▶ **Objective**:
Return all of the data exactly as written, without the pictures.

▶ **Given information**:
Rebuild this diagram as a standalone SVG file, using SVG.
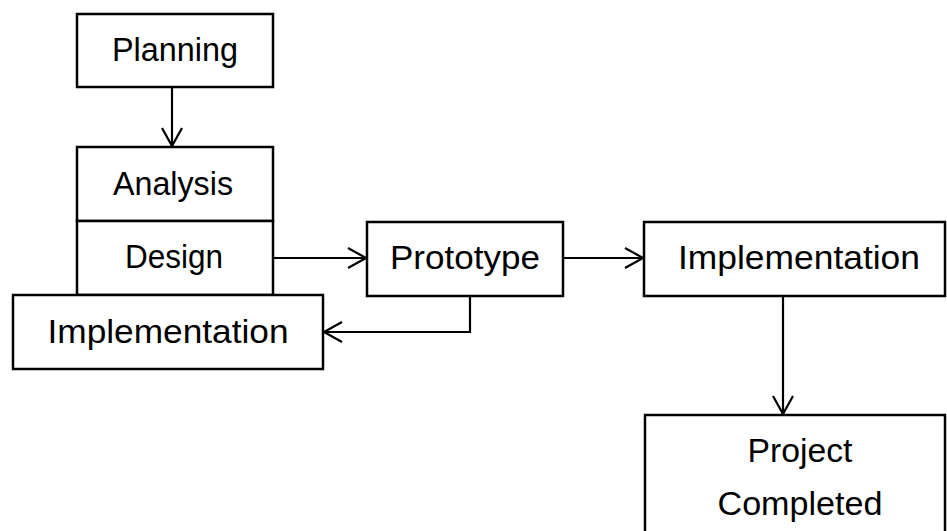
<svg xmlns="http://www.w3.org/2000/svg" width="947" height="531" viewBox="0 0 947 531">
<defs>
<style>
.box{fill:#fff;stroke:#000;stroke-width:2.5}
.lbl{font-family:"Liberation Sans",Arial,sans-serif;font-size:34px;fill:#000;text-anchor:middle}
.con{fill:none;stroke:#000;stroke-width:2.2}
</style>
<marker id="arr" markerUnits="userSpaceOnUse" markerWidth="24" markerHeight="24" viewBox="-20 -12 24 24" refX="0" refY="0" orient="auto">
<path d="M-18,-10 L0,0 L-18,10" fill="none" stroke="#000" stroke-width="2.2"/>
</marker>
</defs>
<rect width="947" height="531" fill="#fff"/>
<g id="connectors">
<line class="con" x1="172" y1="87" x2="172" y2="146" marker-end="url(#arr)"/>
<line class="con" x1="273" y1="258" x2="366" y2="258" marker-end="url(#arr)"/>
<line class="con" x1="563" y1="258" x2="643" y2="258" marker-end="url(#arr)"/>
<polyline class="con" points="470,296 470,332 324,332" marker-end="url(#arr)"/>
<line class="con" x1="783" y1="296" x2="783" y2="414" marker-end="url(#arr)"/>
</g>
<g id="planning"><rect class="box" x="77" y="14" width="196" height="73"/><text class="lbl" x="175" y="61" textLength="126" lengthAdjust="spacingAndGlyphs">Planning</text></g>
<g id="analysis"><rect class="box" x="77" y="147" width="196" height="74"/><text class="lbl" x="173" y="195" textLength="120" lengthAdjust="spacingAndGlyphs">Analysis</text></g>
<g id="design"><rect class="box" x="77" y="221" width="196" height="74"/><text class="lbl" x="174" y="268" textLength="98" lengthAdjust="spacingAndGlyphs">Design</text></g>
<g id="implementation1"><rect class="box" x="13" y="295" width="310" height="74"/><text class="lbl" x="168" y="343" textLength="241" lengthAdjust="spacingAndGlyphs">Implementation</text></g>
<g id="prototype"><rect class="box" x="367" y="222" width="196" height="74"/><text class="lbl" x="465" y="269" textLength="150" lengthAdjust="spacingAndGlyphs">Prototype</text></g>
<g id="implementation2"><rect class="box" x="644" y="222" width="301" height="74"/><text class="lbl" x="799" y="269" textLength="242" lengthAdjust="spacingAndGlyphs">Implementation</text></g>
<g id="completed"><rect class="box" x="645" y="415" width="300" height="130"/><text class="lbl" x="800" y="462" textLength="105" lengthAdjust="spacingAndGlyphs">Project</text><text class="lbl" x="800" y="515" textLength="165" lengthAdjust="spacingAndGlyphs">Completed</text></g>
</svg>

▶ **Reply to the task**:
Rebuild this diagram as a standalone SVG file, using SVG.
<svg xmlns="http://www.w3.org/2000/svg" width="947" height="531" viewBox="0 0 947 531">
<defs>
<style>
.box{fill:#fff;stroke:#000;stroke-width:2.5}
.lbl{font-family:"Liberation Sans",Arial,sans-serif;font-size:34px;fill:#000;text-anchor:middle}
.con{fill:none;stroke:#000;stroke-width:2.2}
</style>
<marker id="arr" markerUnits="userSpaceOnUse" markerWidth="24" markerHeight="24" viewBox="-20 -12 24 24" refX="0" refY="0" orient="auto">
<path d="M-18,-10 L0,0 L-18,10" fill="none" stroke="#000" stroke-width="2.2"/>
</marker>
</defs>
<rect width="947" height="531" fill="#fff"/>
<g id="connectors">
<line class="con" x1="172" y1="87" x2="172" y2="146" marker-end="url(#arr)"/>
<line class="con" x1="273" y1="258" x2="366" y2="258" marker-end="url(#arr)"/>
<line class="con" x1="563" y1="258" x2="643" y2="258" marker-end="url(#arr)"/>
<polyline class="con" points="470,296 470,332 324,332" marker-end="url(#arr)"/>
<line class="con" x1="783" y1="296" x2="783" y2="414" marker-end="url(#arr)"/>
</g>
<g id="planning"><rect class="box" x="77" y="14" width="196" height="73"/><text class="lbl" x="175" y="61" textLength="126" lengthAdjust="spacingAndGlyphs">Planning</text></g>
<g id="analysis"><rect class="box" x="77" y="147" width="196" height="74"/><text class="lbl" x="173" y="195" textLength="120" lengthAdjust="spacingAndGlyphs">Analysis</text></g>
<g id="design"><rect class="box" x="77" y="221" width="196" height="74"/><text class="lbl" x="174" y="268" textLength="98" lengthAdjust="spacingAndGlyphs">Design</text></g>
<g id="implementation1"><rect class="box" x="13" y="295" width="310" height="74"/><text class="lbl" x="168" y="343" textLength="241" lengthAdjust="spacingAndGlyphs">Implementation</text></g>
<g id="prototype"><rect class="box" x="367" y="222" width="196" height="74"/><text class="lbl" x="465" y="269" textLength="150" lengthAdjust="spacingAndGlyphs">Prototype</text></g>
<g id="implementation2"><rect class="box" x="644" y="222" width="301" height="74"/><text class="lbl" x="799" y="269" textLength="242" lengthAdjust="spacingAndGlyphs">Implementation</text></g>
<g id="completed"><rect class="box" x="645" y="415" width="300" height="130"/><text class="lbl" x="800" y="462" textLength="105" lengthAdjust="spacingAndGlyphs">Project</text><text class="lbl" x="800" y="515" textLength="165" lengthAdjust="spacingAndGlyphs">Completed</text></g>
</svg>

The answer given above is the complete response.